The distortions follow a familiar pattern. A typical technique is to turn a molehill into a mountain by taking things out of context. In the hands of Senate Democrats, a facetious remark by Jeff Sessions about the Ku Klux Klan became evidence that he approves of the Klan. Likewise, during John Ashcroft's confirmation, his receipt of an honorary degree from Bob Jones University was taken as evidence that he supported all of the school's policies, including a ban on interracial dating of which he was unaware.

Another typical race-baiting technique is to turn disagreements about policy into evidence of bigotry. More than thirty years ago, Sessions was heard criticizing some of the policies of the National Association for the Advancement of Colored People in the 1980s. Senate Democrats concluded that, therefore, he dislikes black people. As a senator, Ashcroft was critical of racial preferences in federal contracting. He must be a racist, Democrats reasoned.

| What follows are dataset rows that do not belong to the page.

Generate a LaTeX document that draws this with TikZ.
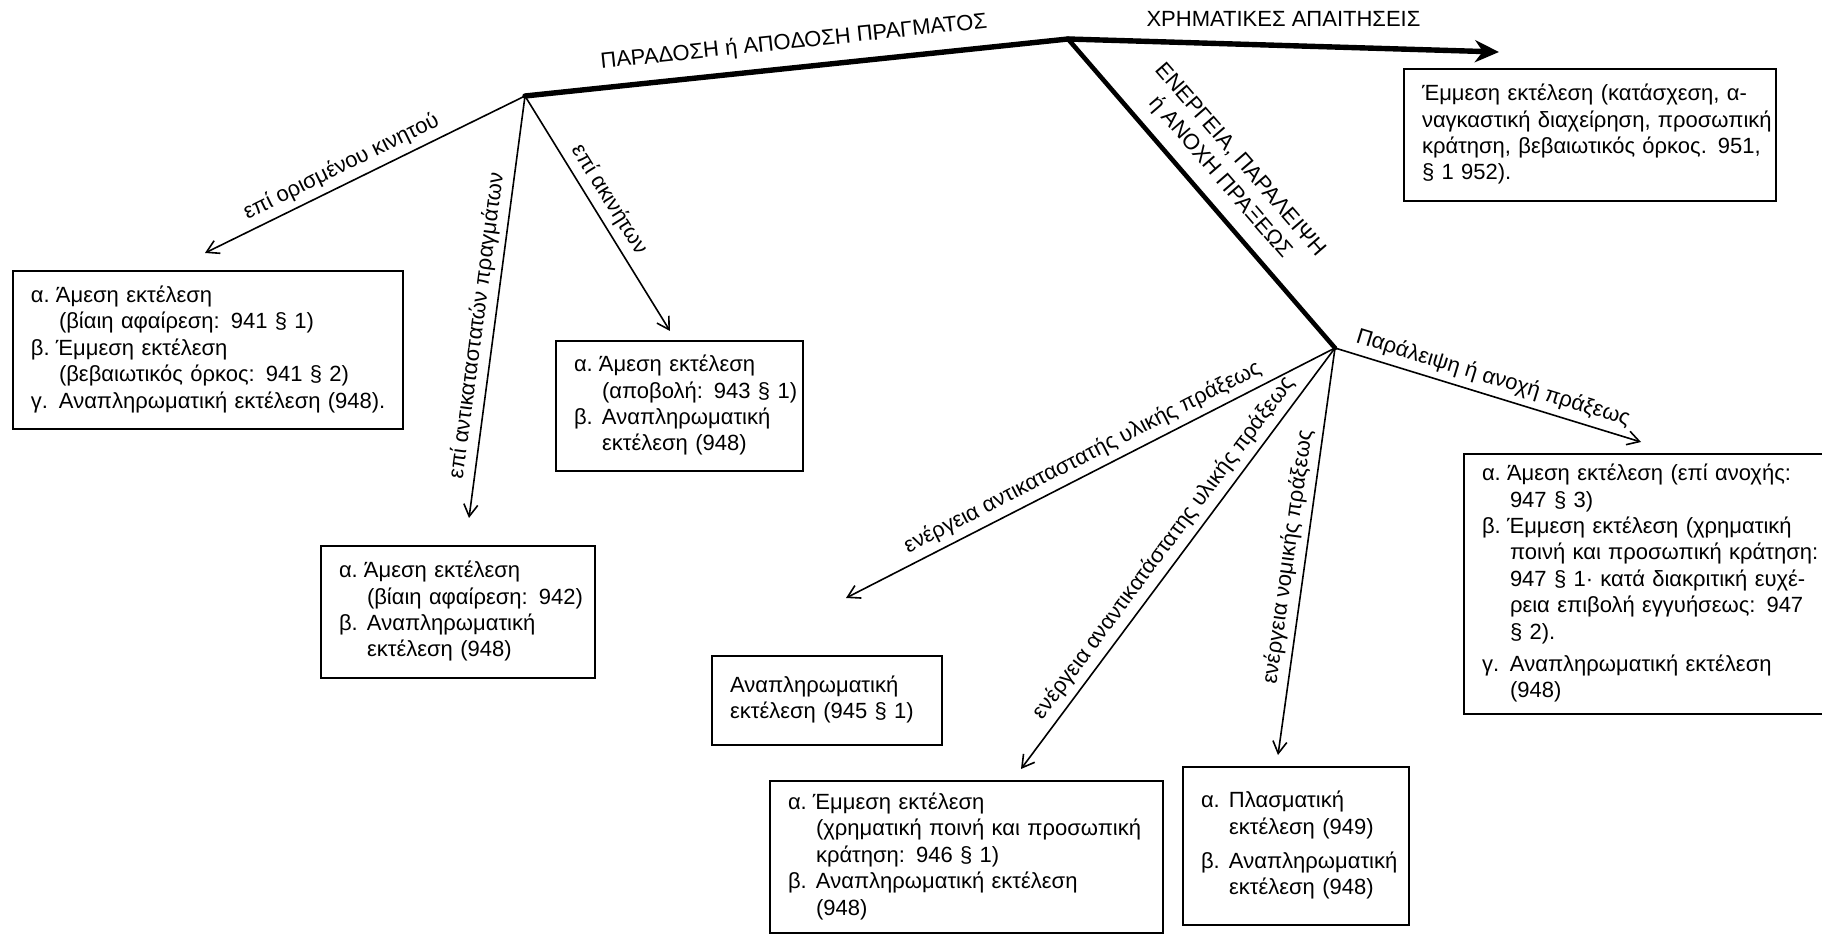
\documentclass[tikz,border=0pt]{standalone}
\usepackage{fontspec}
\setmainfont{Liberation Sans}
\usetikzlibrary{arrows.meta}
\newcommand{\itm}[1]{\makebox[14pt][l]{#1}}
\newcommand{\jl}[2]{\makebox[#1][s]{#2}}
\newcommand{\tn}{\hspace{-1.5pt}}
\newenvironment{lines}{\noindent\begin{tabular}{@{}l@{}}}{\end{tabular}}
\begin{document}
\begin{tikzpicture}[x=0.5pt,y=-0.5pt,
  txt/.style={font=\fontsize{11}{13.2}\selectfont},
  box/.style={draw, line width=1pt, anchor=north west, align=left, inner xsep=9pt, inner ysep=0pt, txt},
  heavy/.style={line width=2.7pt, line join=round, line cap=round},
  arr/.style={line width=0.8pt, -{Straight Barb[length=6pt,width=7pt]}},
  lab/.style={txt, sloped, above=2pt, inner sep=1pt}]
\useasboundingbox (0,0) rectangle (1822,935);
\clip (0,0) rectangle (1822,935);
% hubs and arrow ends
\coordinate (h1) at (525,96);
\coordinate (h2) at (1068,39);
\coordinate (h3) at (1335,348);
\coordinate (t0) at (1499,52);
\coordinate (ta1) at (205,253);
\coordinate (ta2) at (469,518);
\coordinate (ta3) at (670,331);
\coordinate (tb1) at (1641,442);
\coordinate (tb2) at (846,598);
\coordinate (tb3) at (1021,769);
\coordinate (tb4) at (1278,755);
% boxes
\node[box, text width=168pt, minimum height=66pt] (btr) at (1403,68)
  {\begin{lines}
   \jl{168pt}{Έμμεση εκτέλεση (κατάσχεση, α-}\\
   \jl{168pt}{ναγκαστική διαχείρηση, προσωπική}\\
   \jl{168pt}{κράτηση, βεβαιωτικός όρκος. 951,}\\
   § 1 952).
   \end{lines}};
\node[box, text width=177pt, minimum height=79pt] (b1) at (12,270)
  {\begin{lines}
   \itm{α.}\tn Άμεση εκτέλεση\\
   \itm{}(βίαιη αφαίρεση: 941 § 1)\\
   \itm{β.}\tn Έμμεση εκτέλεση\\
   \itm{}(βεβαιωτικός όρκος: 941 § 2)\\
   \itm{γ.}Αναπληρωματική εκτέλεση (948).
   \end{lines}};
\node[box, text width=105.5pt, minimum height=65pt] (b2) at (555,340)
  {\begin{lines}
   \itm{α.}\tn Άμεση εκτέλεση\\
   \itm{}(αποβολή: 943 § 1)\\
   \itm{β.}Αναπληρωματική\\
   \itm{}εκτέλεση (948)
   \end{lines}};
\node[box, text width=119pt, minimum height=66pt] (b3) at (320,545)
  {\begin{lines}
   \itm{α.}\tn Άμεση εκτέλεση\\
   \itm{}(βίαιη αφαίρεση: 942)\\
   \itm{β.}Αναπληρωματική\\
   \itm{}εκτέλεση (948)
   \end{lines}};
\node[box, text width=97pt, minimum height=44.5pt] (b4) at (711,655)
  {\begin{lines}
   Αναπληρωματική\\
   εκτέλεση (945 § 1)
   \end{lines}};
\node[box, text width=178.5pt, minimum height=76pt] (b5) at (769,780)
  {\begin{lines}
   \itm{α.}\tn Έμμεση εκτέλεση\\
   \itm{}(χρηματική ποινή και προσωπική\\
   \itm{}κράτηση: 946 § 1)\\
   \itm{β.}Αναπληρωματική εκτέλεση\\
   \itm{}(948)
   \end{lines}};
\node[box, text width=95pt, minimum height=79pt] (b6) at (1182,766)
  {\begin{lines}
   \itm{α.}Πλασματική\\
   \itm{}εκτέλεση (949)\\[4pt]
   \itm{β.}Αναπληρωματική\\
   \itm{}εκτέλεση (948)
   \end{lines}};
\node[box, text width=175pt, minimum height=130pt] (b7) at (1463,453)
  {\begin{lines}
   \itm{α.}\tn\jl{154.5pt}{Άμεση εκτέλεση (επί ανοχής:}\\
   \itm{}947 § 3)\\
   \itm{β.}\tn\jl{154.5pt}{Έμμεση εκτέλεση (χρηματική}\\
   \itm{}\jl{153pt}{ποινή και προσωπική κράτηση:}\\
   \itm{}\jl{153pt}{947 § 1· κατά διακριτική ευχέ-}\\
   \itm{}\jl{153pt}{ρεια επιβολή εγγυήσεως: 947}\\
   \itm{}§ 2).\\[3pt]
   \itm{γ.}Αναπληρωματική εκτέλεση\\
   \itm{}(948)
   \end{lines}};
% main lines
\draw[heavy] (h1) -- node[lab, above=3pt] {ΠΑΡΑΔΟΣΗ ή ΑΠΟΔΟΣΗ ΠΡΑΓΜΑΤΟΣ} (h2);
\draw[heavy, -{Stealth[length=12pt,width=11pt]}] (h2) -- node[txt, above=5pt] {ΧΡΗΜΑΤΙΚΕΣ ΑΠΑΙΤΗΣΕΙΣ} (t0);
\draw[heavy, line width=2.3pt] (h2) -- node[lab, above=3pt, align=center] {ΕΝΕΡΓΕΙΑ, ΠΑΡΑΛΕΙΨΗ\\ή ΑΝΟΧΗ ΠΡΑΞΕΩΣ} (h3);
% branches
\draw[arr] (h1) -- node[lab, pos=0.55] {επί ορισμένου κινητού} (ta1);
\draw[arr] (h1) -- node[lab, pos=0.55] {επί αντικαταστατών πραγμάτων} (ta2);
\draw[arr] (h1) -- node[lab, pos=0.48] {επί ακινήτων} (ta3);
\draw[arr] (h3) -- node[lab, pos=0.5] {Παράλειψη ή ανοχή πράξεως} (tb1);
\draw[arr] (h3) -- node[lab, pos=0.5] {ενέργεια αντικαταστατής υλικής πράξεως} (tb2);
\draw[arr] (h3) -- node[lab, pos=0.5] {ενέργεια αναντικατάστατης υλικής πράξεως} (tb3);
\draw[arr] (h3) -- node[lab, pos=0.52] {ενέργεια νομικής πράξεως} (tb4);
\end{tikzpicture}
\end{document}
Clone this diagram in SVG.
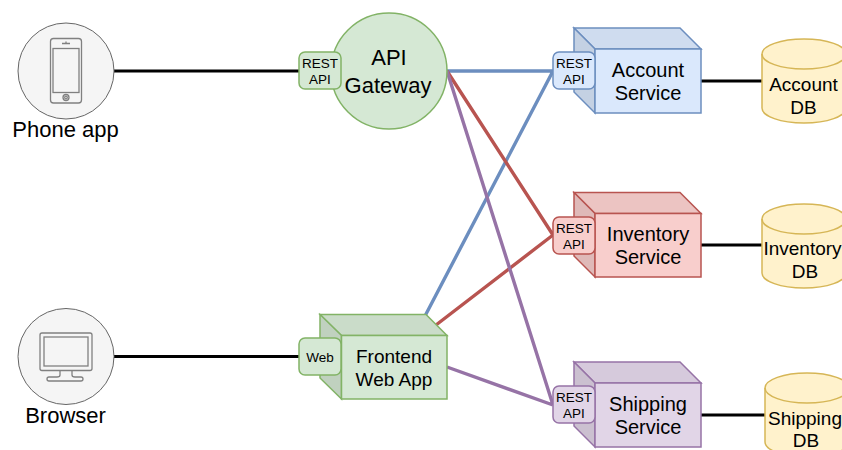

This sordid game frequently also involves the invention of racist motives for decisions that are more naturally explained otherwise. As a U.S. attorney, Sessions investigated a complaint by black officials and voters that rival black politicians had committed vote fraud. After finding that numerous absentee ballots had been altered without the voters' permission, Sessions brought indictments. The real motive for the investigation was to intimidate Alabama's black voters, Democrat senators and their allies contend.

Similarly, Democrats latched onto Sen. Ashcroft's opposition to confirming Missouri Supreme Court Justice Ronnie White to the federal bench. Ashcroft explicitly based his opposition on his belief that White was soft on crime and anti-death penalty. Nonetheless, Senate Democrats divined that Ashcroft opposed the nominee because he is black.

That Democrats are still playing this game in 2017 confirms Blackwell's observation that Sessions's critics "have learned nothing from the presidential campaign."

During the campaign, the opponents of Donald Trump focused on exploiting every opportunity to portray him as a bigot. This one-dimensional, overwrought, tired, and ultimately unsuccessful line of attack is very similar to the strategy now being employed by the opponents of Sessions's confirmation.

At a time when 73% of American voters believe that politicians raise racial issues only to get elected, this strategy is virtually certain to fail.